実際にエッセイや小説でも、食べ物の魅力的な描写をいくつも楽しむことができますね。

限られた食材も工夫して、おいしい料理に仕上げる腕前があったのでしょう。

幸せな生活を送れるかどうかは、お金ではなく、自身の心次第であると感じさせるエピソードですね。

森茉莉の孤独死

1979年に茉莉は、「週刊新潮」で連載『ドッキリチャンネル』を執筆しました。

独自の観点からテレビ番組を批評する連載は好評でしたが、1985年に心臓発作により入院し、打ち切りとなります。

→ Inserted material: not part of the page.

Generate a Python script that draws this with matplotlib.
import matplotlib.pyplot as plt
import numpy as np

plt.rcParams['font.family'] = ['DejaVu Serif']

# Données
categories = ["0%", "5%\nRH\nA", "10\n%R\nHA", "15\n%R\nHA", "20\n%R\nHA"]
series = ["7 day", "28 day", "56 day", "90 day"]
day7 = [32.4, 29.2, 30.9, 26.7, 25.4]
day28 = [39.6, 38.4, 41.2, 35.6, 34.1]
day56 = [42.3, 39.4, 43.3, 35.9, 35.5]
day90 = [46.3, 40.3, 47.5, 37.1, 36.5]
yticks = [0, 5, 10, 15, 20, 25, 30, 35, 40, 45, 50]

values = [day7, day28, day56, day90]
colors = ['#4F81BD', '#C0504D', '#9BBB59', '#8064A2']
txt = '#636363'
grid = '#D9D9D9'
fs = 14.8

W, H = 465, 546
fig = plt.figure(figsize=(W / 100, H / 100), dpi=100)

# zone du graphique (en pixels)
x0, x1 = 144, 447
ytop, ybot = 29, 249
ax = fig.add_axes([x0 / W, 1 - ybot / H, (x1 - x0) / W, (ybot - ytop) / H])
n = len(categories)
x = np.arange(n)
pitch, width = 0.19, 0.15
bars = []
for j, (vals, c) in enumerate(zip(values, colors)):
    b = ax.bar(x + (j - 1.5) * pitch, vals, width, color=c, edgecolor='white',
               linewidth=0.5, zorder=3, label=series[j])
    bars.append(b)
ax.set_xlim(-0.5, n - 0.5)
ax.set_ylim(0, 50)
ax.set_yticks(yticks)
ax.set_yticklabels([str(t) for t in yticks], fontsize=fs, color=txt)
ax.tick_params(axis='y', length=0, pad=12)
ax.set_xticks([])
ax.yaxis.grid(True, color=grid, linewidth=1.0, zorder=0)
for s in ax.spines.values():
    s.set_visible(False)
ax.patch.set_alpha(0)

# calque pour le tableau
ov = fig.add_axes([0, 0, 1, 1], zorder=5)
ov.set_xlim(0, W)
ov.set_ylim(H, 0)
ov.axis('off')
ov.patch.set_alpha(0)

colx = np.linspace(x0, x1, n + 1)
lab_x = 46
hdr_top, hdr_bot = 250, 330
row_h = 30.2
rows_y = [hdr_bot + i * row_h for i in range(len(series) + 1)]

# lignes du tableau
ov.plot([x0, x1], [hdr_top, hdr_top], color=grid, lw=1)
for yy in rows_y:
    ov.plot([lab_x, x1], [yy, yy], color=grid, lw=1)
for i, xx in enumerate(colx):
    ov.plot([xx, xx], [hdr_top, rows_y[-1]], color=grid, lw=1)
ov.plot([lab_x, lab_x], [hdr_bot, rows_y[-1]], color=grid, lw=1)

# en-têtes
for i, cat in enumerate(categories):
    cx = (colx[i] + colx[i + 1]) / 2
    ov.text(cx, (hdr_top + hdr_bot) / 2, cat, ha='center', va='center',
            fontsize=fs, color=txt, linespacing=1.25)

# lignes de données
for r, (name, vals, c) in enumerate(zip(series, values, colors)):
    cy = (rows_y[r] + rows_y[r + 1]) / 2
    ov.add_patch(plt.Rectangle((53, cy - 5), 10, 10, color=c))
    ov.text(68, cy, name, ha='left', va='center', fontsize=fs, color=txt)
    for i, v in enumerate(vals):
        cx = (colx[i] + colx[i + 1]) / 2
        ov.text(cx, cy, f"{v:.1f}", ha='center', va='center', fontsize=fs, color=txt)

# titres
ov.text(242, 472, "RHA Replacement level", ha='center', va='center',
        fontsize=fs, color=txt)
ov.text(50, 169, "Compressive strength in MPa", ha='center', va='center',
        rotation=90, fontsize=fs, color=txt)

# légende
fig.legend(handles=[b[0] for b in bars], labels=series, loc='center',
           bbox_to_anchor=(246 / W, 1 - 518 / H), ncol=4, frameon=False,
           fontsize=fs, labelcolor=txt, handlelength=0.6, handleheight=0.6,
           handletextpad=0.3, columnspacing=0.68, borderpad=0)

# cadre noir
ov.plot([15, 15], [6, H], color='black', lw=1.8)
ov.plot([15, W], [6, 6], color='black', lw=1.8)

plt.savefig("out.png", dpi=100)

入院から2年後の1987年、当時暮らしていた世田谷区経堂のアパートの自室で倒れている茉莉が発見されます。

見つかったときには心不全で亡くなっており、死後2日が経っていたそうです。

倒れていた茉莉の腕は、黒電話の方へ伸ばされていました。

苦しみながらも救急車を呼ぼうとしていたことがうかがえますね。

85年の生涯は、孤独死という形で幕を閉じたのです。

自らの信念を貫き、貧しいアパート暮らしを楽しみ続けました。


彼女が最期に何を思ったかはわかりませんが、全体的に見ればあっぱれな生涯だったといえるでしょう。

今は天国で、再び鴎外から「上等、上等」と褒められているかもしれませんね。